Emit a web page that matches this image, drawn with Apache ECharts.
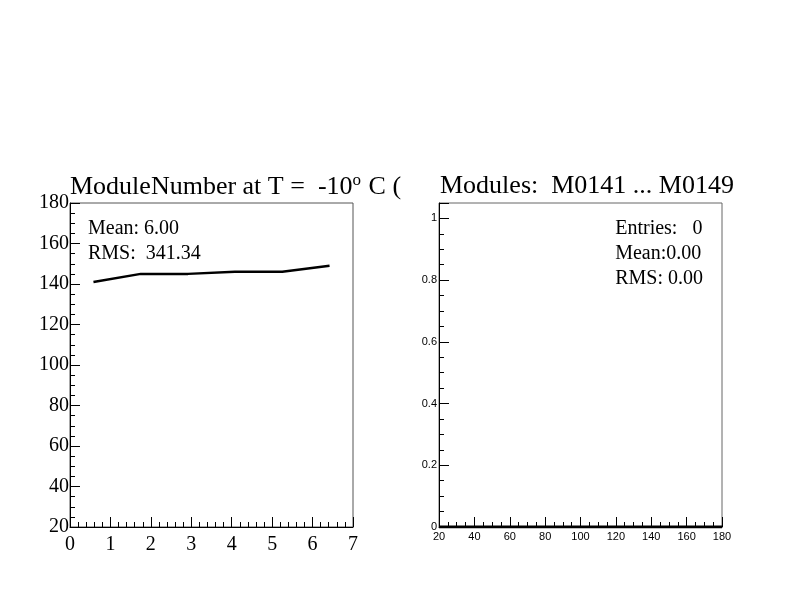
<!DOCTYPE html>
<html>
<head>
<meta charset="utf-8">
<script src="https://cdn.jsdelivr.net/npm/echarts@6/dist/echarts.min.js"></script>
<style>html,body{margin:0;padding:0;background:#fff}#c{width:792px;height:612px}</style>
</head>
<body>
<div id="c"></div>
<script>
// ---- data ----
const leftX = [0.58, 1.75, 2.92, 4.08, 5.25, 6.42];
const leftY = [141, 145, 145, 146, 146, 149];
const rightBinEdges = [20, 30, 40, 50, 60, 70, 80, 90, 100, 110, 120, 130, 140, 150, 160, 170, 180];
const rightCounts = [0, 0, 0, 0, 0, 0, 0, 0, 0, 0, 0, 0, 0, 0, 0, 0, 0];
const leftTitle = 'ModuleNumber at T =  -10';
const rightTitle = 'Modules:  M0141 ... M0149';
const leftStats = ['Mean: 6.00', 'RMS:  341.34'];
const rightStats = ['Entries:   0', 'Mean:0.00', 'RMS: 0.00'];

const serif = '"Liberation Serif", "DejaVu Serif", serif';
const sans = '"Liberation Sans", "DejaVu Sans", sans-serif';

const chart = echarts.init(document.getElementById('c'), null, {renderer: 'canvas'});

function axisCommon(fontFamily, fontSize, labelMargin) {
  return {
    axisLine: {show: true, onZero: false, lineStyle: {color: '#000', width: 1}},
    axisTick: {show: true, inside: true, length: 10, lineStyle: {color: '#000'}},
    minorTick: {show: true, length: 5, lineStyle: {color: '#000'}},
    splitLine: {show: false},
    axisLabel: {color: '#000', fontFamily: fontFamily, fontSize: fontSize, margin: labelMargin}
  };
}

const option = {
  animation: false,
  backgroundColor: '#fff',
  title: [
    {
      text: '{a|' + leftTitle + '}{s|o}{a| C (}',
      left: 70, top: 172, padding: 0,
      textStyle: {
        fontWeight: 'normal',
        rich: {
          a: {fontFamily: serif, fontSize: 26, fontWeight: 'normal', color: '#000', verticalAlign: 'bottom', lineHeight: 28},
          s: {fontFamily: serif, fontSize: 17, fontWeight: 'normal', color: '#000', verticalAlign: 'top', lineHeight: 28, padding: [0, 1, 15, 0]}
        }
      }
    },
    {
      text: rightTitle, left: 440, top: 172, padding: 0,
      textStyle: {fontFamily: serif, fontSize: 26, fontWeight: 'normal', color: '#000', lineHeight: 28}
    }
  ],
  grid: [
    {left: 70, top: 203, width: 283, height: 324, show: true, borderColor: '#555', borderWidth: 1, backgroundColor: '#fff'},
    {left: 439, top: 203, width: 283, height: 324, show: true, borderColor: '#666', borderWidth: 1, backgroundColor: '#fff'}
  ],
  xAxis: [
    Object.assign(axisCommon(serif, 20, 8), {
      gridIndex: 0, type: 'value', min: 0, max: 7, interval: 1,
      minorTick: {show: true, splitNumber: 5, length: 5, lineStyle: {color: '#000'}}
    }),
    Object.assign(axisCommon(sans, 11, 4), {
      gridIndex: 1, type: 'value', min: 20, max: 180, interval: 20,
      minorTick: {show: true, splitNumber: 4, length: 5, lineStyle: {color: '#000'}}
    })
  ],
  yAxis: [
    Object.assign(axisCommon(serif, 20, 1), {
      gridIndex: 0, type: 'value', min: 20, max: 180, interval: 20,
      minorTick: {show: true, splitNumber: 4, length: 5, lineStyle: {color: '#000'}}
    }),
    Object.assign(axisCommon(sans, 11, 2), {
      gridIndex: 1, type: 'value', min: 0, max: 1.05, interval: 0.2,
      minorTick: {show: true, splitNumber: 4, length: 5, lineStyle: {color: '#000'}},
      axisLabel: {color: '#000', fontFamily: sans, fontSize: 11, margin: 2, showMaxLabel: false,
        formatter: function (v) { return Math.abs(v * 5 - Math.round(v * 5)) < 1e-6 ? String(+v.toFixed(1)) : ''; }}
    })
  ],
  series: [
    {
      type: 'line', xAxisIndex: 0, yAxisIndex: 0,
      data: leftX.map((x, i) => [x, leftY[i]]),
      symbol: 'none', lineStyle: {color: '#000', width: 2.5}
    },
    {
      type: 'line', xAxisIndex: 1, yAxisIndex: 1, step: 'end',
      data: rightBinEdges.map((x, i) => [x, i < rightCounts.length ? rightCounts[i] : rightCounts[rightCounts.length - 1]]),
      symbol: 'none', lineStyle: {color: '#000', width: 3}, z: 5
    }
  ],
  graphic: [
    {type: 'text', left: 88, top: 216, style: {text: leftStats.join('\n'), font: '20px ' + serif, fill: '#000', lineHeight: 25}},
    {type: 'text', right: 89, top: 216, style: {text: rightStats.join('\n'), font: '20px ' + serif, fill: '#000', lineHeight: 25, align: 'right'}}
  ]
};
chart.setOption(option);
</script>
</body>
</html>
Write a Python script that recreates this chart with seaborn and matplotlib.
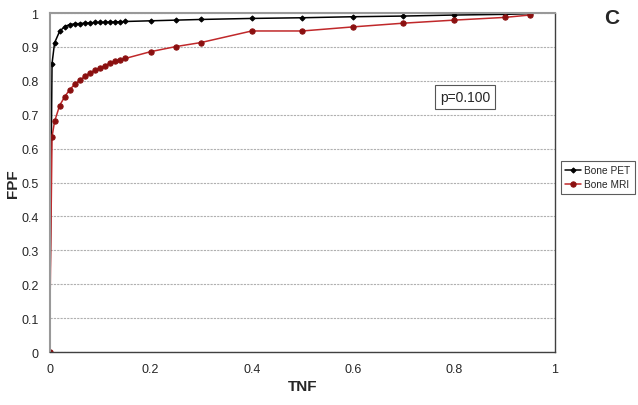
import numpy as np
import pandas as pd
import seaborn as sns
import matplotlib.pyplot as plt

# valores
tnf = [0, 0.005, 0.01, 0.02, 0.03, 0.04, 0.05, 0.06, 0.07, 0.08, 0.09, 0.10,
       0.11, 0.12, 0.13, 0.14, 0.15, 0.2, 0.25, 0.3, 0.4, 0.5, 0.6, 0.7, 0.8, 0.9, 0.95]
fpf_pet = [0, 0.851, 0.912, 0.946, 0.960, 0.966, 0.968, 0.969, 0.970, 0.971, 0.972, 0.972,
           0.973, 0.973, 0.974, 0.974, 0.975, 0.977, 0.979, 0.981, 0.984, 0.986, 0.989,
           0.991, 0.994, 0.996, 0.998]
fpf_mri = [0, 0.635, 0.680, 0.727, 0.753, 0.774, 0.790, 0.802, 0.813, 0.823, 0.831, 0.838,
           0.845, 0.852, 0.858, 0.861, 0.866, 0.886, 0.901, 0.913, 0.947, 0.947, 0.959,
           0.970, 0.979, 0.987, 0.994]
p_text = "p=0.100"

df = pd.DataFrame({"TNF": tnf * 2,
                   "FPF": fpf_pet + fpf_mri,
                   "serie": ["Bone PET"] * len(tnf) + ["Bone MRI"] * len(tnf)})

sns.set_style("white")
plt.rcParams['font.family'] = ['Liberation Sans', 'DejaVu Sans']

fig = plt.figure(figsize=(6.38, 4.06), dpi=100)
ax = fig.add_axes([0.0776, 0.1305, 0.7924, 0.835])

sns.lineplot(data=df[df.serie == "Bone PET"], x="TNF", y="FPF", ax=ax,
             color="black", lw=1.1, marker="D", markersize=2.6,
             markerfacecolor="black", markeredgecolor="black", label="Bone PET")
sns.lineplot(data=df[df.serie == "Bone MRI"], x="TNF", y="FPF", ax=ax,
             color="#c0282a", lw=1.1, marker="o", markersize=3.8,
             markerfacecolor="#8b1010", markeredgecolor="#8b1010", label="Bone MRI")

ax.set_xlim(0, 1)
ax.set_ylim(0, 1)
ax.set_xticks(np.arange(0, 1.01, 0.2))
ax.set_xticklabels(["0", "0.2", "0.4", "0.6", "0.8", "1"], fontsize=9)
ax.set_yticks(np.arange(0, 1.01, 0.1))
ax.set_yticklabels(["0"] + [f"{v:.1f}" for v in np.arange(0.1, 0.95, 0.1)] + ["1"], fontsize=9)
ax.tick_params(axis="both", direction="out", length=5, width=0.8, color="#555555", pad=3)
ax.yaxis.grid(True, linestyle=(0, (2, 1)), color="#b0b0b0", lw=0.8)
ax.xaxis.grid(False)

for s in ["top", "left"]:
    ax.spines[s].set_color("#999999")
    ax.spines[s].set_linewidth(1.5)
for s in ["right", "bottom"]:
    ax.spines[s].set_color("#404040")
    ax.spines[s].set_linewidth(1.0)

ax.set_xlabel("TNF", fontsize=11, fontweight="bold", labelpad=3)
ax.set_ylabel("FPF", fontsize=11, fontweight="bold", labelpad=1)

ax.text(0.822, 0.752, p_text, fontsize=10, ha="center", va="center",
        bbox=dict(boxstyle="square,pad=0.35", fc="white", ec="#555555", lw=0.8))
fig.text(0.958, 0.955, "C", fontsize=15, fontweight="bold", ha="center", va="center")

leg = ax.legend(loc="center left", bbox_to_anchor=(1.002, 0.515), fontsize=7.3,
                frameon=True, fancybox=False, edgecolor="#333333",
                handlelength=1.6, handletextpad=0.3, borderpad=0.4, labelspacing=0.4)
leg.get_frame().set_linewidth(0.8)

fig.savefig("out.png", dpi=100)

> [WORK INSTRUCTIONS] From the records above, transcribe exactly the lines starting at the one containing "Write a Python" and ending at the one containing "import matplotlib.pyplot as plt". Skip the pictures.

> [FINISHED TASK]
Write a Python script that recreates this chart with seaborn and matplotlib.
import numpy as np
import pandas as pd
import seaborn as sns
import matplotlib.pyplot as plt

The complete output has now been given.